In the US this probably matters less than you think, though I don't know your field. In most cases, however, a research advisor isn't chosen at the time of acceptance, but later, maybe a lot later. First, you need to pass qualifying exams and before that, take whatever courses are necessary to enable it. If you are already prepared for those exams, then it is shortened, but still an essential step.
So, you are normally joining a "department", not a specific PI's lab. It may well be that Prof Y is just handling lots of the interviews for the group of four and they are collectively looking for a group of good students to join.
While it might be otherwise, the above is the normal thing in most fields in US.
So, the fact that your research focus isn't the same as that of Y may matter little as long as you show you are prepared generally, that you are interested, and, perhaps, that you are flexible. The last can save you and get you in the door, after which you may have more options.
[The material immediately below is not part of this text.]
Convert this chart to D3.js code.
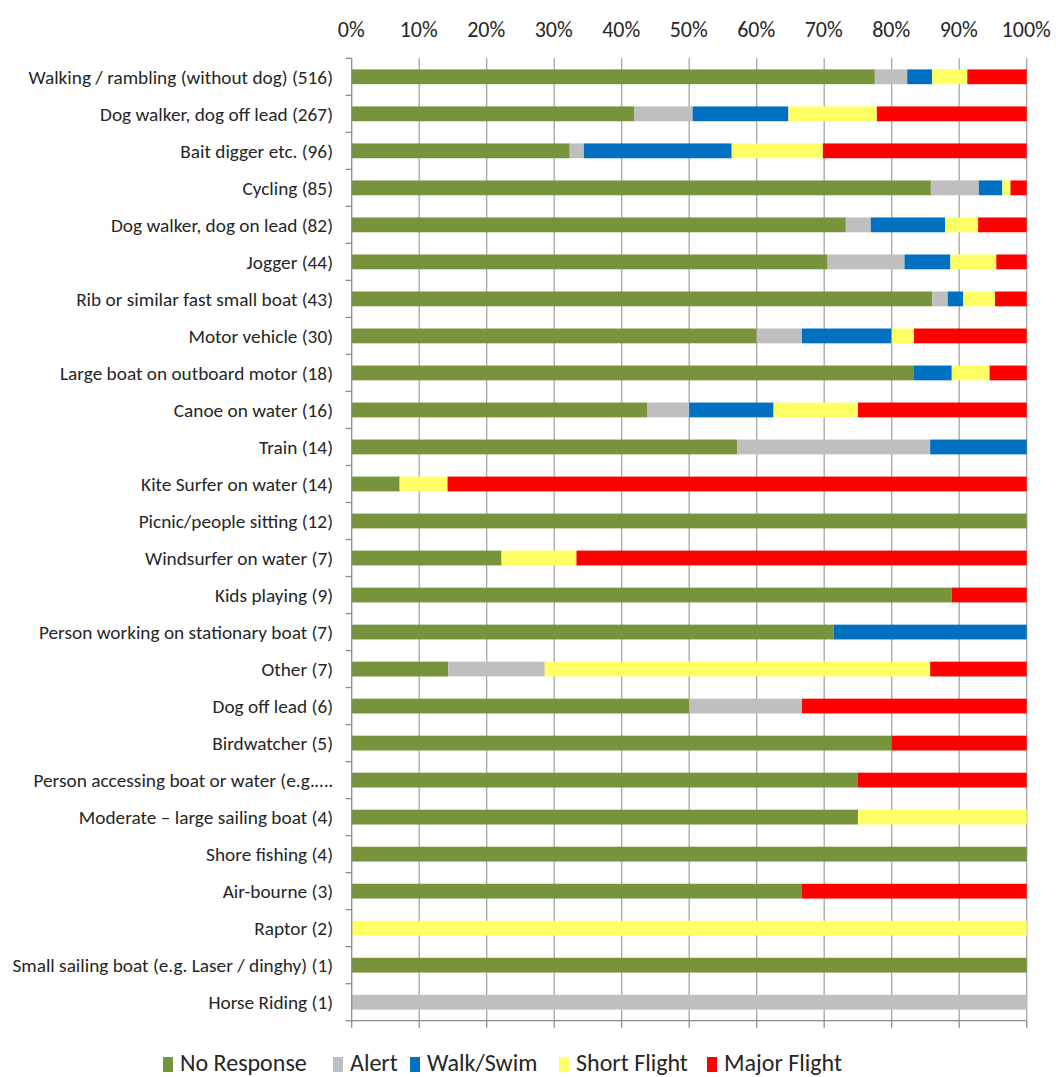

It should be fine to say that you have more experience and even more interest with topic M than topic N if you are asked specifics. But it might be a mistake to say that you would never consider N.
In other countries the situation is quite different and application is more commonly made to an individual professor than a department.
But I was several years into doctoral study in math before I linked up with my research advisor. Though I entered with only a BA.
In chemistry it might be a bit different, but only if the four professors ran separate labs, separately funded. But the fact that they advertise as a group, suggests not.